■ SHORT EXERCISE:
Write the material out again in full, word for word. Do not include the pictures.

■ GIVEN DATA:
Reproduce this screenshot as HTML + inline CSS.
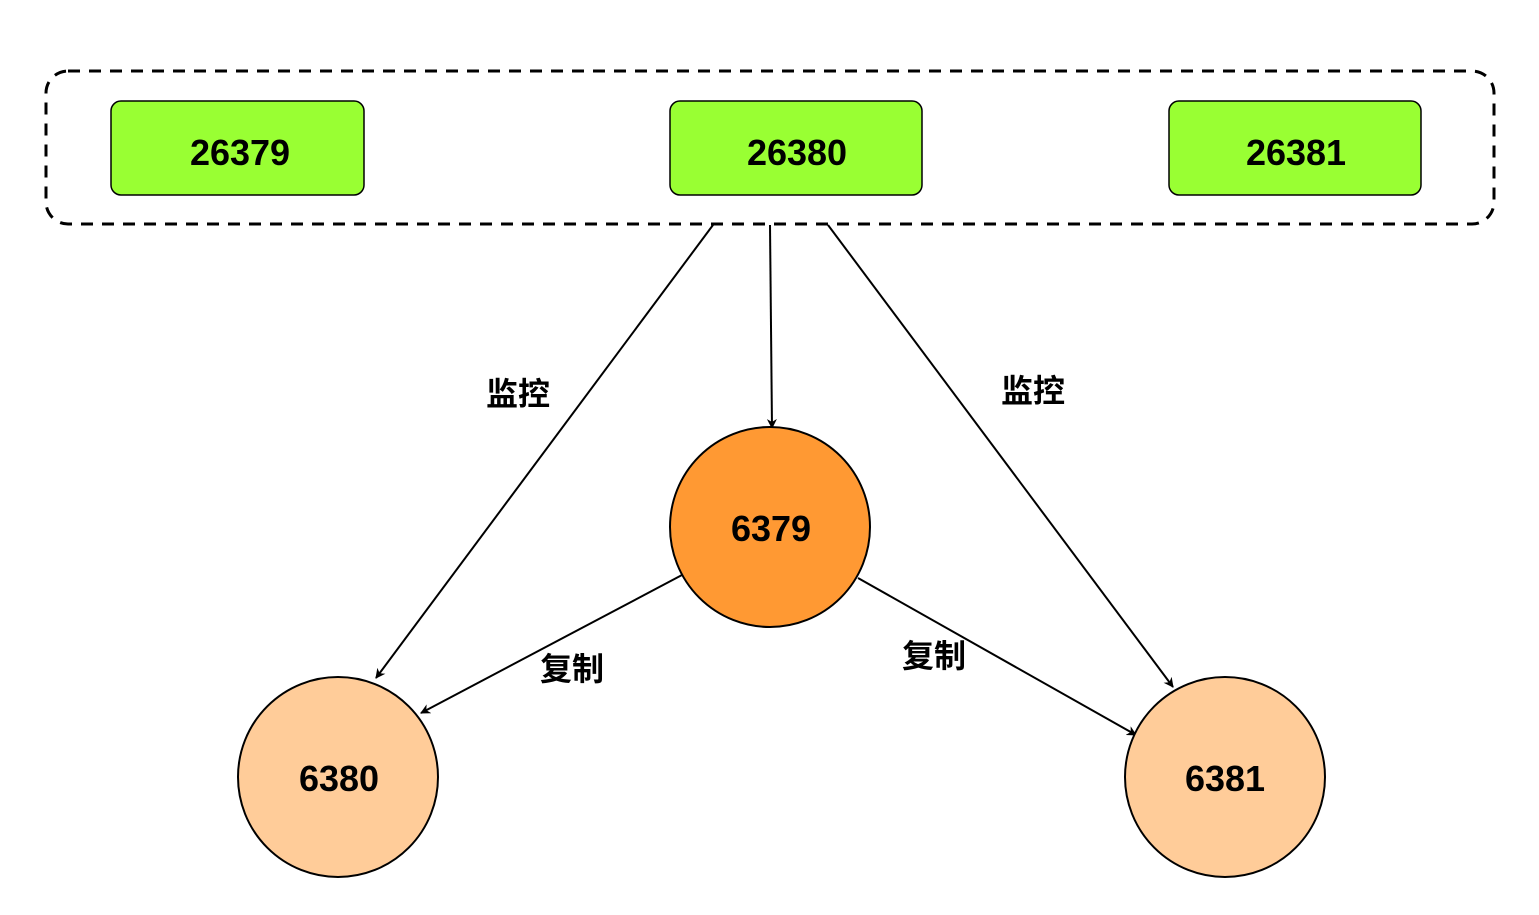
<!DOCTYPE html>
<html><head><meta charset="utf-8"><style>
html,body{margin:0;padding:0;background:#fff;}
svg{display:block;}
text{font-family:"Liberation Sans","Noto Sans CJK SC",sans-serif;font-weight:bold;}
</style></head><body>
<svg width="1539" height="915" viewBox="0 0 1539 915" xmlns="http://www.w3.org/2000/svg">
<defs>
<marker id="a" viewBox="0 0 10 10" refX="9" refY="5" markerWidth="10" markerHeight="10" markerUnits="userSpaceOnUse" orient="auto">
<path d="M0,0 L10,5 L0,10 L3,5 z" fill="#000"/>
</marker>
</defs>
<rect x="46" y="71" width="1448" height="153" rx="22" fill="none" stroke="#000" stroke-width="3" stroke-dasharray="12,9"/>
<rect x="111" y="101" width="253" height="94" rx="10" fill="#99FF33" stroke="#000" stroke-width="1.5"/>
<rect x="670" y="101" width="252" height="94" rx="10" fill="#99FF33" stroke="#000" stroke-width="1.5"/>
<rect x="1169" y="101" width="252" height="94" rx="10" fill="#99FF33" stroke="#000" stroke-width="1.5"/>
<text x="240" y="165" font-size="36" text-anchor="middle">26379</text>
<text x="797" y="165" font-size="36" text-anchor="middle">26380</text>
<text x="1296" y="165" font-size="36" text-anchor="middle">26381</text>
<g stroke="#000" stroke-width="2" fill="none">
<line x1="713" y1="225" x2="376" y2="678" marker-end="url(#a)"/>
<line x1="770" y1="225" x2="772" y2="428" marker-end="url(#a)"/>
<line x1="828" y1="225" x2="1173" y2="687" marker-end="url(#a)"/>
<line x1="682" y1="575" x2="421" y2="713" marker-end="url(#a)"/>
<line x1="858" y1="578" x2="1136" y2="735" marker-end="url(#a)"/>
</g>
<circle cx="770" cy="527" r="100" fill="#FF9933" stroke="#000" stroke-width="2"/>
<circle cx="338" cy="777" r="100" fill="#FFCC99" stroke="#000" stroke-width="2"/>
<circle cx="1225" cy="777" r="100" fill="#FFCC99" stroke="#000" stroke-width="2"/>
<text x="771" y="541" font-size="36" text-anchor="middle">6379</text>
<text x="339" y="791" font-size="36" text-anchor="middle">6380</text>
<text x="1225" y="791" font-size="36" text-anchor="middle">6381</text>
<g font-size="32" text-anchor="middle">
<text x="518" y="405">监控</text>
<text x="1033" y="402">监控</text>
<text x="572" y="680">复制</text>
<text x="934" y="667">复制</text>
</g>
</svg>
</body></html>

■ WORKED SOLUTION:
Reproduce this screenshot as HTML + inline CSS.
<!DOCTYPE html>
<html><head><meta charset="utf-8"><style>
html,body{margin:0;padding:0;background:#fff;}
svg{display:block;}
text{font-family:"Liberation Sans","Noto Sans CJK SC",sans-serif;font-weight:bold;}
</style></head><body>
<svg width="1539" height="915" viewBox="0 0 1539 915" xmlns="http://www.w3.org/2000/svg">
<defs>
<marker id="a" viewBox="0 0 10 10" refX="9" refY="5" markerWidth="10" markerHeight="10" markerUnits="userSpaceOnUse" orient="auto">
<path d="M0,0 L10,5 L0,10 L3,5 z" fill="#000"/>
</marker>
</defs>
<rect x="46" y="71" width="1448" height="153" rx="22" fill="none" stroke="#000" stroke-width="3" stroke-dasharray="12,9"/>
<rect x="111" y="101" width="253" height="94" rx="10" fill="#99FF33" stroke="#000" stroke-width="1.5"/>
<rect x="670" y="101" width="252" height="94" rx="10" fill="#99FF33" stroke="#000" stroke-width="1.5"/>
<rect x="1169" y="101" width="252" height="94" rx="10" fill="#99FF33" stroke="#000" stroke-width="1.5"/>
<text x="240" y="165" font-size="36" text-anchor="middle">26379</text>
<text x="797" y="165" font-size="36" text-anchor="middle">26380</text>
<text x="1296" y="165" font-size="36" text-anchor="middle">26381</text>
<g stroke="#000" stroke-width="2" fill="none">
<line x1="713" y1="225" x2="376" y2="678" marker-end="url(#a)"/>
<line x1="770" y1="225" x2="772" y2="428" marker-end="url(#a)"/>
<line x1="828" y1="225" x2="1173" y2="687" marker-end="url(#a)"/>
<line x1="682" y1="575" x2="421" y2="713" marker-end="url(#a)"/>
<line x1="858" y1="578" x2="1136" y2="735" marker-end="url(#a)"/>
</g>
<circle cx="770" cy="527" r="100" fill="#FF9933" stroke="#000" stroke-width="2"/>
<circle cx="338" cy="777" r="100" fill="#FFCC99" stroke="#000" stroke-width="2"/>
<circle cx="1225" cy="777" r="100" fill="#FFCC99" stroke="#000" stroke-width="2"/>
<text x="771" y="541" font-size="36" text-anchor="middle">6379</text>
<text x="339" y="791" font-size="36" text-anchor="middle">6380</text>
<text x="1225" y="791" font-size="36" text-anchor="middle">6381</text>
<g font-size="32" text-anchor="middle">
<text x="518" y="405">监控</text>
<text x="1033" y="402">监控</text>
<text x="572" y="680">复制</text>
<text x="934" y="667">复制</text>
</g>
</svg>
</body></html>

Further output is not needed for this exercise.